EPMD “Strictly Business”This video served as a link from the early ’80s to the later part of the decade, with its minimalism, sprinkled with an assortment of cuts. The matching outfits and animated delivery would become a staple of following outfits, a spin in what was presented years earlier with Run-DMC. Maybe Fab will get a call to do a video in the upcoming, and desperately needed EPMD (umteenth) reunion album.

Blondie “Rapture”This video features Jean-Michel Basquiat painting live in the background, as Fab appears (and gets a Deborah Harry lyrical shout-out) in this groundbreaking crossover move. This video captures a vignette of the Downtown early ‘80s setting that witnessed Hip-Hop dabbling with Punk, prompting classic singles such as Malcolm McLaren’s “Buffalo Gals” and The Cold Crush Brothers’ “Punk Rock Rap.”

Nas “One Love”The greatest jail rap song ever. This video matches the lyrics letter-perfect, as Freddy’s moving camera captures scenes from inside and beyond the walls. The video introduced many viewers to the visuals that Nasir was talking about. Years later, the opening sequence would be used against Nas in his epic battle with Jay-Z.

Snoop Dogg “Who Am I? (What’s My Name)”Freddy headed West and connected with the Snoop D-O-double G for some illy at the time special effects. Yes, Hov “co-opted” the intro on “Jigga My N***a” in case you’re a total fool and never realized. The morphing dog to man images remain one of the greatest motions of cinematography in the rap medium.

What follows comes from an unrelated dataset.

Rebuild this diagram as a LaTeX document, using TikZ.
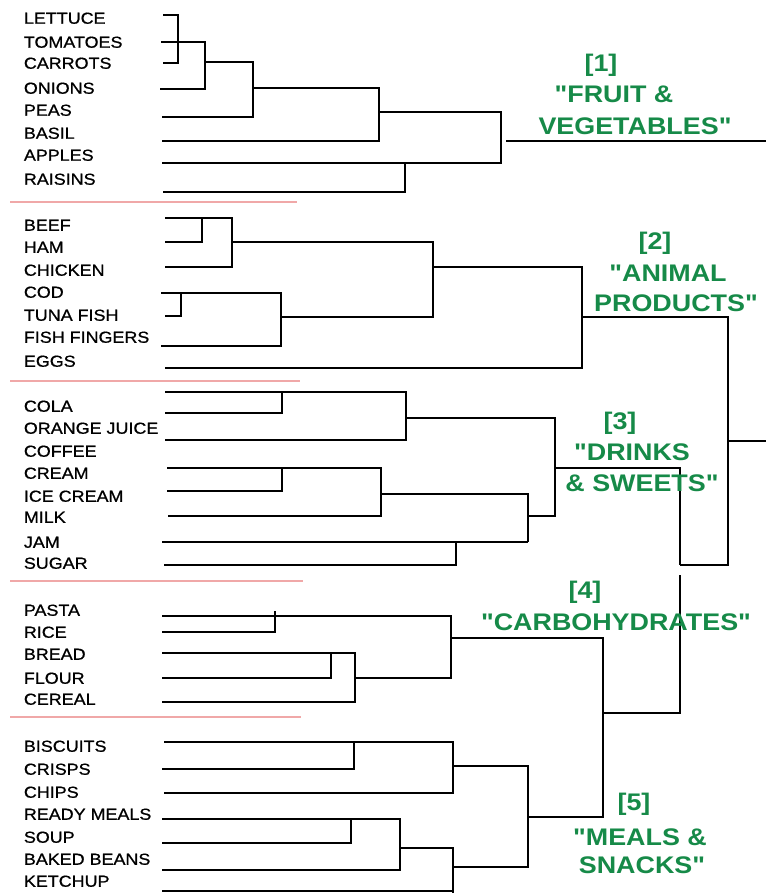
\documentclass[tikz,border=0pt]{standalone}
\usepackage{fontspec}
\newfontfamily\lblfont[FakeStretch=1.12]{Liberation Sans}
\newfontfamily\foodfont[FakeStretch=1.12, FakeBold=0.8]{Liberation Sans}
\definecolor{grpgreen}{RGB}{22,138,72}
\definecolor{seppink}{RGB}{240,168,168}
\tikzset{
  leaf/.style={anchor=west, inner sep=0pt, font=\foodfont\fontsize{16}{16}\selectfont, text height=11.5pt, text depth=0pt},
  grp/.style={inner sep=0pt, text=grpgreen, font=\lblfont\bfseries\fontsize{24}{24}\selectfont, text height=17.2pt, text depth=0pt},
  sep/.style={draw=seppink, line width=1.4pt}
}
\begin{document}
\begin{tikzpicture}[x=1pt, y=-1pt, line width=1.8pt]
\useasboundingbox (0,0) rectangle (766,893);

% food names
\foreach \t/\y [count=\i] in {LETTUCE/18, TOMATOES/42, CARROTS/63, ONIONS/88, PEAS/110, BASIL/133, APPLES/155, RAISINS/179,
  BEEF/225, HAM/247, CHICKEN/270, COD/292, TUNA FISH/315, FISH FINGERS/337, EGGS/361,
  COLA/406, ORANGE JUICE/428, COFFEE/451, CREAM/473, ICE CREAM/496, MILK/517, JAM/542, SUGAR/563,
  PASTA/610, RICE/632, BREAD/654, FLOUR/678, CEREAL/699,
  BISCUITS/746, CRISPS/769, CHIPS/792, READY MEALS/814, SOUP/837, BAKED BEANS/859, KETCHUP/881}
  \node[leaf] (food\i) at (23,\y) {\t};

% separators
\draw[sep] (10,202) -- (297,202);
\draw[sep] (10,381) -- (300,381);
\draw[sep] (10,581) -- (303,581);
\draw[sep] (10,717) -- (301,717);

% [1] fruit & vegetables
\draw (163,15) -| (178,63) -- (163,63);
\draw (161,42) -| (205,89) -- (160,89);
\draw (205,62) -| (253,117) -- (162,117);
\draw (253,88) -| (379,141) -- (162,141);
\draw (379,112) -| (501,163) -- (162,163);
\draw (163,192) -| (405,163);
\draw (506,141) -- (766,141);

% [2] animal products
\draw (165,218) -| (202,242) -- (165,242);
\draw (165,218) -| (232,267) -- (165,267);
\draw (232,242) -| (433,317) -- (281,317);
\draw (161,293) -| (181,316) -- (165,316);
\draw (161,293) -| (281,346) -- (161,346);
\draw (433,267) -| (582,368) -- (165,368);
\draw (582,317) -| (728,565) -- (680,565);
\draw (728,441) -- (766,441);

% [3] drinks & sweets
\draw (165,392) -| (282,413) -- (165,413);
\draw (165,392) -| (406,440) -- (165,440);
\draw (167,468) -| (282,491) -- (167,491);
\draw (167,468) -| (381,516) -- (168,516);
\draw (162,542) -- (528,542);
\draw (164,565) -| (456,542);
\draw (381,494) -| (528,542);
\draw (406,418) -| (555,516) -- (528,516);
\draw (555,468) -| (680,565);

% [4] carbohydrates
\draw (162,616) -| (451,678) -- (355,678);
\draw (275,611) -- (275,632) -- (162,632);
\draw (162,653) -| (331,678) -- (162,678);
\draw (162,653) -| (355,702) -- (162,702);
\draw (451,638) -| (603,817) -- (528,817);
\draw (603,713) -| (680,575);

% [5] meals & snacks
\draw (164,742) -| (354,769) -- (162,769);
\draw (164,742) -| (453,793) -- (164,793);
\draw (453,766) -| (528,867) -- (453,867);
\draw (162,819) -| (351,843) -- (162,843);
\draw (162,819) -| (400,870) -- (162,870);
\draw (400,848) -| (453,893);
\draw (162,891) -- (453,891);

% group names
\node[grp] (g1a) at (601,63) {[1]};
\node[grp] (g1b) at (614,94) {"FRUIT \&};
\node[grp] (g1c) at (635,126) {VEGETABLES"};
\node[grp] (g2a) at (655,241) {[2]};
\node[grp] (g2b) at (668,273) {"ANIMAL};
\node[grp] (g2c) at (676,303) {PRODUCTS"};
\node[grp] (g3a) at (620,421) {[3]};
\node[grp] (g3b) at (632,452) {"DRINKS};
\node[grp] (g3c) at (642,483) {\& SWEETS"};
\node[grp] (g4a) at (585,590) {[4]};
\node[grp] (g4b) at (616,622) {"CARBOHYDRATES"};
\node[grp] (g5a) at (634,802) {[5]};
\node[grp] (g5b) at (640,837) {"MEALS \&};
\node[grp] (g5c) at (642,865) {SNACKS"};
\end{tikzpicture}
\end{document}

Gang Starr “Just To Get a Rep”Despite DJ Premier hailing from Texas and Guru from Beantown, perhaps no group elicits pure NYC boom-bap like Gang to the Starr. In this full clip, Fab Five went with a grainy, gray toned aesthetic that captured the Gotham wildness of the early 90s. After all, stick up kids were out to tax. Shout to Melachi the Nutcracker (a years late “pause” now granted) for getting his Russell Crowe on.

Brand Nubian “Wake Up (Reprise in the Sunshine)”Although Fab holding down a gig as a host on Yo MTV Raps, the then video network gave this video no love. Nevertheless it got much rotation on local channels—peace to Video Music Box—and outlets like The Box, which helped spread the Now Rule teams pro-Black, 5 Percent Nation drenched bars of verbal righteousness.

Boogie Down Productions “My Philosophy”Despite the tragic passing of comrade Scott La Rock to a senseless beef, KRS-One went on to release By Any Means Necessary, ensuring the DJs memory remain alive. This black and white entry captures KRS maturing from battle hungry upstart to a focused MC with a mission. Fab made sure to show that the posse from The Bronx was thick.